# START OF Information supplied

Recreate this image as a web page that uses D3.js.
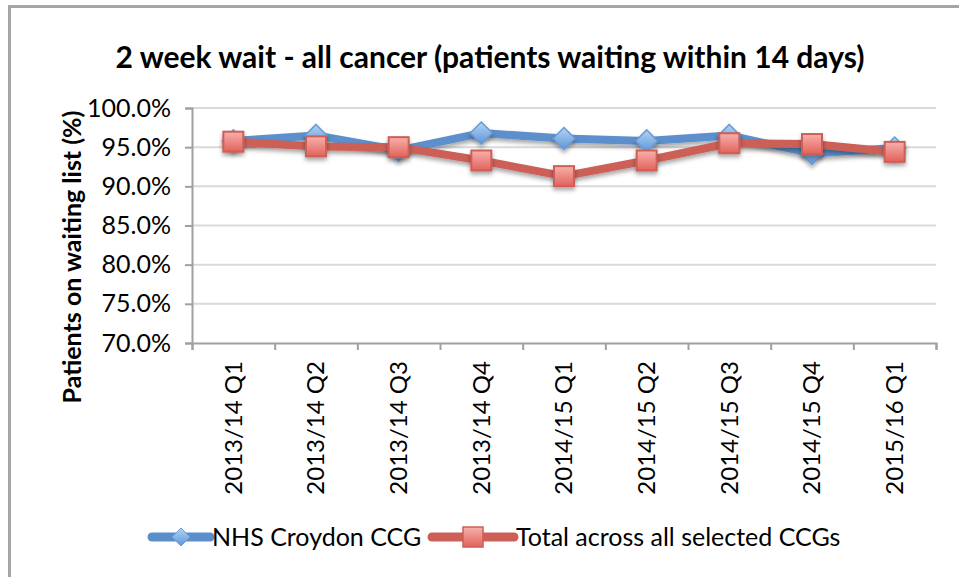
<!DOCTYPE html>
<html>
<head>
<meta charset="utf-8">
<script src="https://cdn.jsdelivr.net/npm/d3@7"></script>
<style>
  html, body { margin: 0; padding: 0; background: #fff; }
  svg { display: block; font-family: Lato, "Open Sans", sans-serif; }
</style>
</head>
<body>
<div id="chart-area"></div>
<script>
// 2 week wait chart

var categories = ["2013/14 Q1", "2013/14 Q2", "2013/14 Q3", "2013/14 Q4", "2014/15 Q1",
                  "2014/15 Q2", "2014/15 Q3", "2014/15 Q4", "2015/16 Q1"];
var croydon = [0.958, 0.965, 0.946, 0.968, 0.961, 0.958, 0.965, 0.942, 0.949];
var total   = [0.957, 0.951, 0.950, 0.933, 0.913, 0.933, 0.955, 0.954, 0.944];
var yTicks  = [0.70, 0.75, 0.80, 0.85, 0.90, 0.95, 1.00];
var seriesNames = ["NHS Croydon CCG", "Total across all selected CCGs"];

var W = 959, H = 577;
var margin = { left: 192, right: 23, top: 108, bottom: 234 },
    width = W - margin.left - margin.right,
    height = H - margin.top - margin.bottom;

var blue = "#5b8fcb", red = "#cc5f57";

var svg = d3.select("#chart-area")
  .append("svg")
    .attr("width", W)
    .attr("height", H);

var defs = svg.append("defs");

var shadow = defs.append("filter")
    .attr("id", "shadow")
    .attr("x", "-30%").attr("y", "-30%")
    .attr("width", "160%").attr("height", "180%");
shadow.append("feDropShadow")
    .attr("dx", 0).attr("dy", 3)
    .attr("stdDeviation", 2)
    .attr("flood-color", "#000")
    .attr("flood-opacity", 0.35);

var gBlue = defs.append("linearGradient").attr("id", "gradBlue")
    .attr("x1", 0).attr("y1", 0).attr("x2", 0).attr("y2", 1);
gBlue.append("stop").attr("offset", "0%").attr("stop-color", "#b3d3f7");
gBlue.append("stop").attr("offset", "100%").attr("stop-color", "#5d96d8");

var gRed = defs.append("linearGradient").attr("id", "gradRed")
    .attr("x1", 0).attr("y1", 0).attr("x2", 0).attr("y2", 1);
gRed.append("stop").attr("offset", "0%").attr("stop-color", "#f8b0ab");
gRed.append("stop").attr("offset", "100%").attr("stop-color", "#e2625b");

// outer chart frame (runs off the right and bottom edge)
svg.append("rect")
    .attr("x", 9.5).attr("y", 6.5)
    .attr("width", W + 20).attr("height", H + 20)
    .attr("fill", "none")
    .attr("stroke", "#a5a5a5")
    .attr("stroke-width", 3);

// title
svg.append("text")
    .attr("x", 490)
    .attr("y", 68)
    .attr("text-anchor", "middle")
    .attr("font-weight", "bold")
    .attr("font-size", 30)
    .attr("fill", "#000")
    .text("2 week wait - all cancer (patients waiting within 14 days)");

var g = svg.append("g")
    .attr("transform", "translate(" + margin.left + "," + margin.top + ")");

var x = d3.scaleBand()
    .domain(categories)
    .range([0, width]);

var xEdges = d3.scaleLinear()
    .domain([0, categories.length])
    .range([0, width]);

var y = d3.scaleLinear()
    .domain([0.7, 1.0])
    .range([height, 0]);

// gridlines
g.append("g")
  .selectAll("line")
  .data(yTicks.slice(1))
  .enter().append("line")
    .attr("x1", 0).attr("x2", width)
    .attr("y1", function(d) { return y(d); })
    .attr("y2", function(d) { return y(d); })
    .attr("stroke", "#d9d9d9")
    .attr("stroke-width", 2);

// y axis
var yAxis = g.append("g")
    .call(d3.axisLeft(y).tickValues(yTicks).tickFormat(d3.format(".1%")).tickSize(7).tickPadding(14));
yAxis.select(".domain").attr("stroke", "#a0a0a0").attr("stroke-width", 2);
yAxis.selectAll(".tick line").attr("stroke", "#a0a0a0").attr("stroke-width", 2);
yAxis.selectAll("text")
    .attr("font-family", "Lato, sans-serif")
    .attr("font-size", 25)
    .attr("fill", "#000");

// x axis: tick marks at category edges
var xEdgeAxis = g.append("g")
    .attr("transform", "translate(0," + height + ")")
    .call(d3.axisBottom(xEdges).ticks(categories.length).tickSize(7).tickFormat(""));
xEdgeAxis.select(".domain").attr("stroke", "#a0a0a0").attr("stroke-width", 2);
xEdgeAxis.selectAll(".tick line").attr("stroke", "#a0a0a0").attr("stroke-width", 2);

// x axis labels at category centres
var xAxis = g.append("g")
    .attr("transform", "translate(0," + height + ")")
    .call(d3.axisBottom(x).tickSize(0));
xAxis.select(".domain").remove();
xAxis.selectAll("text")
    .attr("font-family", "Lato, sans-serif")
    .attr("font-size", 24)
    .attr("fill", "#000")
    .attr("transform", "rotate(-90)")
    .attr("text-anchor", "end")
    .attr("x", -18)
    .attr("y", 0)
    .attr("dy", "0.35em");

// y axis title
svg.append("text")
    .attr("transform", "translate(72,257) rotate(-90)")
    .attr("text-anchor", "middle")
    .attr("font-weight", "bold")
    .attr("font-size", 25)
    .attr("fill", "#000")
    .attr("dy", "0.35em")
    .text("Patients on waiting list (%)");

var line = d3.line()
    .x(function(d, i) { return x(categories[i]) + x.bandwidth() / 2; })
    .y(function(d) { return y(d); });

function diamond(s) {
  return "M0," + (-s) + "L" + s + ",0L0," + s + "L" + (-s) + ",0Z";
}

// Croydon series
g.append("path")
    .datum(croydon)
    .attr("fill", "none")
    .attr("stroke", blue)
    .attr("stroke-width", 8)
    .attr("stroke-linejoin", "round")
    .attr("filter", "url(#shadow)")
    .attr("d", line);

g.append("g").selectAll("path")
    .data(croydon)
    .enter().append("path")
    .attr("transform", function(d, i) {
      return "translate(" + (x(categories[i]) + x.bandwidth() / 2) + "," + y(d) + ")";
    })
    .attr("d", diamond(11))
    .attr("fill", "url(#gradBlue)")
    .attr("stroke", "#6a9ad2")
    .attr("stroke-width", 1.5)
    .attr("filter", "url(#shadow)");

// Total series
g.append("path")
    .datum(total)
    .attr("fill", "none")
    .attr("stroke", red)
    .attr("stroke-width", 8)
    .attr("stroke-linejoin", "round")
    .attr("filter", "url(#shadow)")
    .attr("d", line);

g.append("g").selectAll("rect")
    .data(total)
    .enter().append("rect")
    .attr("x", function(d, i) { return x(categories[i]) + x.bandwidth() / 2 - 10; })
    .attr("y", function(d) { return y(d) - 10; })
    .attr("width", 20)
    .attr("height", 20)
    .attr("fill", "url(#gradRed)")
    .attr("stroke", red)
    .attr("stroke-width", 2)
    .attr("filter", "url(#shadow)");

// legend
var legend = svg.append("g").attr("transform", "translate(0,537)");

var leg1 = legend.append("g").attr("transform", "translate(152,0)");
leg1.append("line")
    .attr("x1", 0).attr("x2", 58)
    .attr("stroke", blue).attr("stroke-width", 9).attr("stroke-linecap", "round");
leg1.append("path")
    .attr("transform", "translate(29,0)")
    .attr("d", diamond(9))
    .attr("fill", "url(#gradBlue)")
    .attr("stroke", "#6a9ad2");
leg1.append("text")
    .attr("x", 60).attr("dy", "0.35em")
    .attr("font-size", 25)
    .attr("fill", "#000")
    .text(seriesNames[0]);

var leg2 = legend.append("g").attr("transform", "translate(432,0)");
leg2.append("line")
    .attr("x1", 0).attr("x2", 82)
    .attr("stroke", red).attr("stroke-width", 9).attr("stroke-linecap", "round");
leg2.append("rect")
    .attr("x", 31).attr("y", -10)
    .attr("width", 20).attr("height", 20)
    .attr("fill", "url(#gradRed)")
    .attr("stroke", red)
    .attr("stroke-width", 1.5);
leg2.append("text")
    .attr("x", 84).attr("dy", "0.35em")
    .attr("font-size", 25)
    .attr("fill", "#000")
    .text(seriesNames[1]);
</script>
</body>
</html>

# END OF Information supplied

*Exercise goal*.
Without the pictures, please reproduce each line of the listing above exactly, from the first one through the line bearing "week wait chart".

*Answer*.
Recreate this image as a web page that uses D3.js.
<!DOCTYPE html>
<html>
<head>
<meta charset="utf-8">
<script src="https://cdn.jsdelivr.net/npm/d3@7"></script>
<style>
  html, body { margin: 0; padding: 0; background: #fff; }
  svg { display: block; font-family: Lato, "Open Sans", sans-serif; }
</style>
</head>
<body>
<div id="chart-area"></div>
<script>
// 2 week wait chart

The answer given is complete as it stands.